▶ **INSTRUCTION**: Copy out the data exactly, leaving the pictures behind.

▶ **DATASET EXCERPT**:
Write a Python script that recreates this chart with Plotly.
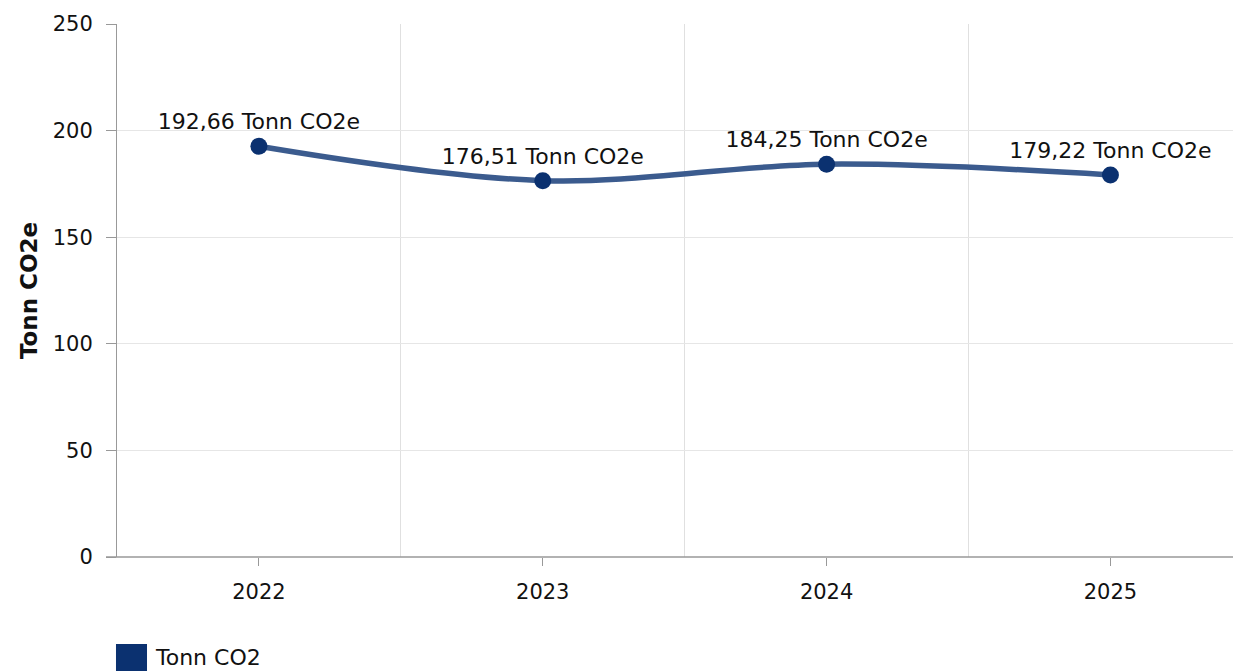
import plotly.graph_objects as go

years = ["2022", "2023", "2024", "2025"]
values = [192.66, 176.51, 184.25, 179.22]
series_name = "Tonn CO2"
unit = "Tonn CO2e"
y_ticks = [0, 50, 100, 150, 200, 250]

labels = [f"{v:.2f}".replace(".", ",") + " " + unit for v in values]
xs = list(range(len(years)))

FONT = "DejaVu Sans, Verdana, sans-serif"

fig = go.Figure()
fig.add_trace(go.Scatter(
    x=xs, y=values, mode="lines+markers+text",
    line=dict(color="#3b5b8e", width=5.5, shape="spline", smoothing=1.0),
    marker=dict(color="#0b3170", size=17),
    text=labels, textposition="top center",
    textfont=dict(size=22, color="#111111", family=FONT),
    name=series_name, showlegend=False, cliponaxis=False,
))

fig.update_layout(
    width=1233, height=663,
    margin=dict(l=109, r=0, t=16, b=114),
    plot_bgcolor="white", paper_bgcolor="white",
    font=dict(family=FONT, size=21, color="#111111"),
    xaxis=dict(
        range=[-0.5, 3.46], tickvals=xs, ticktext=years,
        showgrid=False, zeroline=False, showline=False,
        ticks="outside", ticklen=8, tickcolor="#999999",
        ticklabelstandoff=8,
        tickfont=dict(size=21, color="#111111"),
        minor=dict(tickvals=[0.5, 1.5, 2.5], showgrid=True,
                   gridcolor="#e0e0e0", gridwidth=1, ticks=""),
    ),
    yaxis=dict(
        range=[0, 250], tickvals=y_ticks, showgrid=True,
        gridcolor="#e6e6e6", gridwidth=1, zeroline=False,
        showline=True, linecolor="#999999", linewidth=1,
        ticks="outside", ticklen=10, tickcolor="#999999",
        ticklabelstandoff=9,
        tickfont=dict(size=21, color="#111111"),
        title=dict(text="<b>" + unit + "</b>", font=dict(size=23, color="#111111"),
                   standoff=8),
    ),
    shapes=[
        dict(type="line", xref="paper", yref="paper", x0=-0.0098, x1=1, y0=0, y1=0,
             line=dict(color="#999999", width=1.5)),
        dict(type="rect", xref="paper", yref="paper",
             x0=-0.0009, x1=0.0267, y0=-0.214, y1=-0.163,
             fillcolor="#0b3170", line=dict(width=0)),
    ],
    annotations=[
        dict(text=series_name, xref="paper", yref="paper", x=0.032, y=-0.188,
             xanchor="left", yanchor="middle", showarrow=False,
             font=dict(size=22, color="#111111", family=FONT)),
    ],
)

fig.write_html("out.html")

▶ **SOLUTION TO THIS PROBLEM**:
Write a Python script that recreates this chart with Plotly.
import plotly.graph_objects as go

years = ["2022", "2023", "2024", "2025"]
values = [192.66, 176.51, 184.25, 179.22]
series_name = "Tonn CO2"
unit = "Tonn CO2e"
y_ticks = [0, 50, 100, 150, 200, 250]

labels = [f"{v:.2f}".replace(".", ",") + " " + unit for v in values]
xs = list(range(len(years)))

FONT = "DejaVu Sans, Verdana, sans-serif"

fig = go.Figure()
fig.add_trace(go.Scatter(
    x=xs, y=values, mode="lines+markers+text",
    line=dict(color="#3b5b8e", width=5.5, shape="spline", smoothing=1.0),
    marker=dict(color="#0b3170", size=17),
    text=labels, textposition="top center",
    textfont=dict(size=22, color="#111111", family=FONT),
    name=series_name, showlegend=False, cliponaxis=False,
))

fig.update_layout(
    width=1233, height=663,
    margin=dict(l=109, r=0, t=16, b=114),
    plot_bgcolor="white", paper_bgcolor="white",
    font=dict(family=FONT, size=21, color="#111111"),
    xaxis=dict(
        range=[-0.5, 3.46], tickvals=xs, ticktext=years,
        showgrid=False, zeroline=False, showline=False,
        ticks="outside", ticklen=8, tickcolor="#999999",
        ticklabelstandoff=8,
        tickfont=dict(size=21, color="#111111"),
        minor=dict(tickvals=[0.5, 1.5, 2.5], showgrid=True,
                   gridcolor="#e0e0e0", gridwidth=1, ticks=""),
    ),
    yaxis=dict(
        range=[0, 250], tickvals=y_ticks, showgrid=True,
        gridcolor="#e6e6e6", gridwidth=1, zeroline=False,
        showline=True, linecolor="#999999", linewidth=1,
        ticks="outside", ticklen=10, tickcolor="#999999",
        ticklabelstandoff=9,
        tickfont=dict(size=21, color="#111111"),
        title=dict(text="<b>" + unit + "</b>", font=dict(size=23, color="#111111"),
                   standoff=8),
    ),
    shapes=[
        dict(type="line", xref="paper", yref="paper", x0=-0.0098, x1=1, y0=0, y1=0,
             line=dict(color="#999999", width=1.5)),
        dict(type="rect", xref="paper", yref="paper",
             x0=-0.0009, x1=0.0267, y0=-0.214, y1=-0.163,
             fillcolor="#0b3170", line=dict(width=0)),
    ],
    annotations=[
        dict(text=series_name, xref="paper", yref="paper", x=0.032, y=-0.188,
             xanchor="left", yanchor="middle", showarrow=False,
             font=dict(size=22, color="#111111", family=FONT)),
    ],
)

fig.write_html("out.html")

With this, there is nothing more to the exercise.